Not exactly a library. I had something on my old 8 bit that could do that, it was a random generator.
 
I just read the short story it's based on, reasonably good speculative fiction/philosophical meandering exploring the nature of infinity and the odd things mankind will cling to or reject as articles of faith. That's my take on it, but it's philosophical so pretty much anything goes.

I won't be dashing out to source other books by the same author, but it did make me think.
 
It's a bit more clever than a random number generator. Each page is procedurally generated so it can be recreated at will, and I believe it creates proper English, not just gibberish. But I've only heard about it, I've not tested it extensively.
 
It's a bit more clever than a random number generator. Each page is procedurally generated so it can be recreated at will, and I believe it creates proper English, not just gibberish. But I've only heard about it, I've not tested it extensively.

I'll happily admit that my "test" was non-scientific, extremely superficial and slipshod. But this is the internet so accuracy be damned.

It does create words but very few recognisable phrases, I searched for a long extract from GW Bush's axis of evil speech and it pulled up the extract in the middle of pages of random words complete with original punctuation. The unconvincing part was that the extract stood out from the background gobbledegook, as the background lacked any punctuation it was just random words. That made it look (to me) like random words had been generated and the extract I searched for was simply dropped in complete.
 
Fair enough. I imagine it'd be hard to filter out all the nonsense possibilities that could be created through procedural generation.
 
Resurrecting this one as I've had a thought....

logically if the library is legit.

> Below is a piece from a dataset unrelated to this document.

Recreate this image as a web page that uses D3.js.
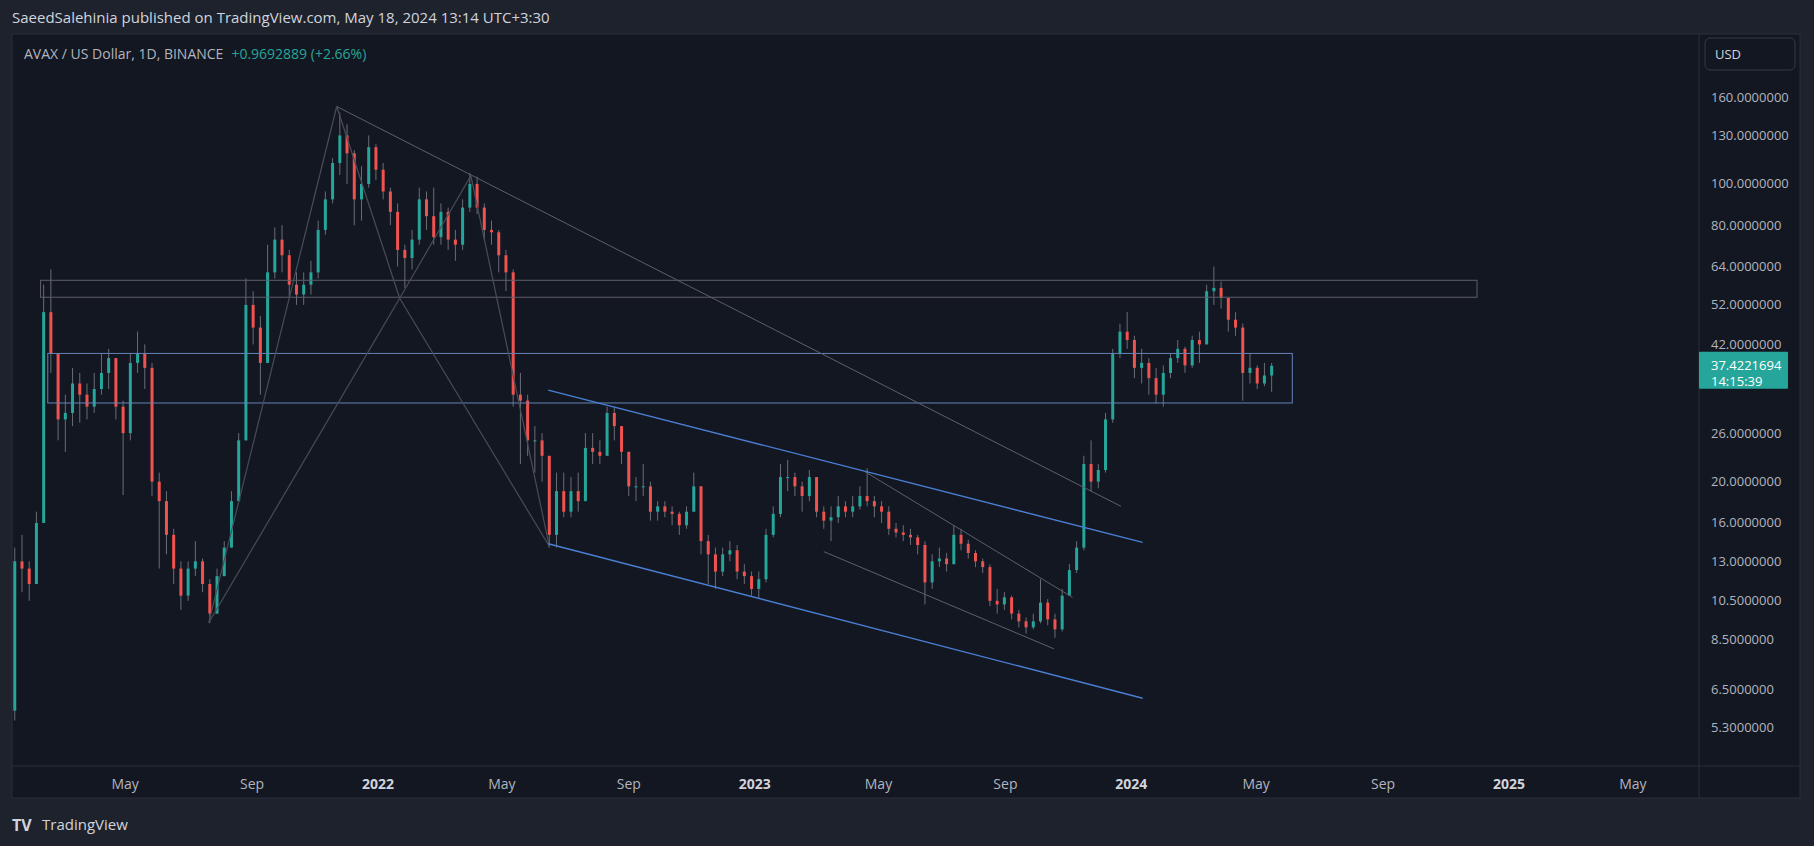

Well every combination or letter soace and punctuation would be, would this be proof of the death of humans?

i mean it's a finite library right. That would mean even inventing new words using the 26 letters means it finite as it would be complete. So it means as a being/animal we done live on for eternity.
Theres holes in this I know. My point is I was thinking what use is the library, there's no reference guide. I can't ask it a question and look up an answer.

So so it struck me, from the other way around it does tell us one thing.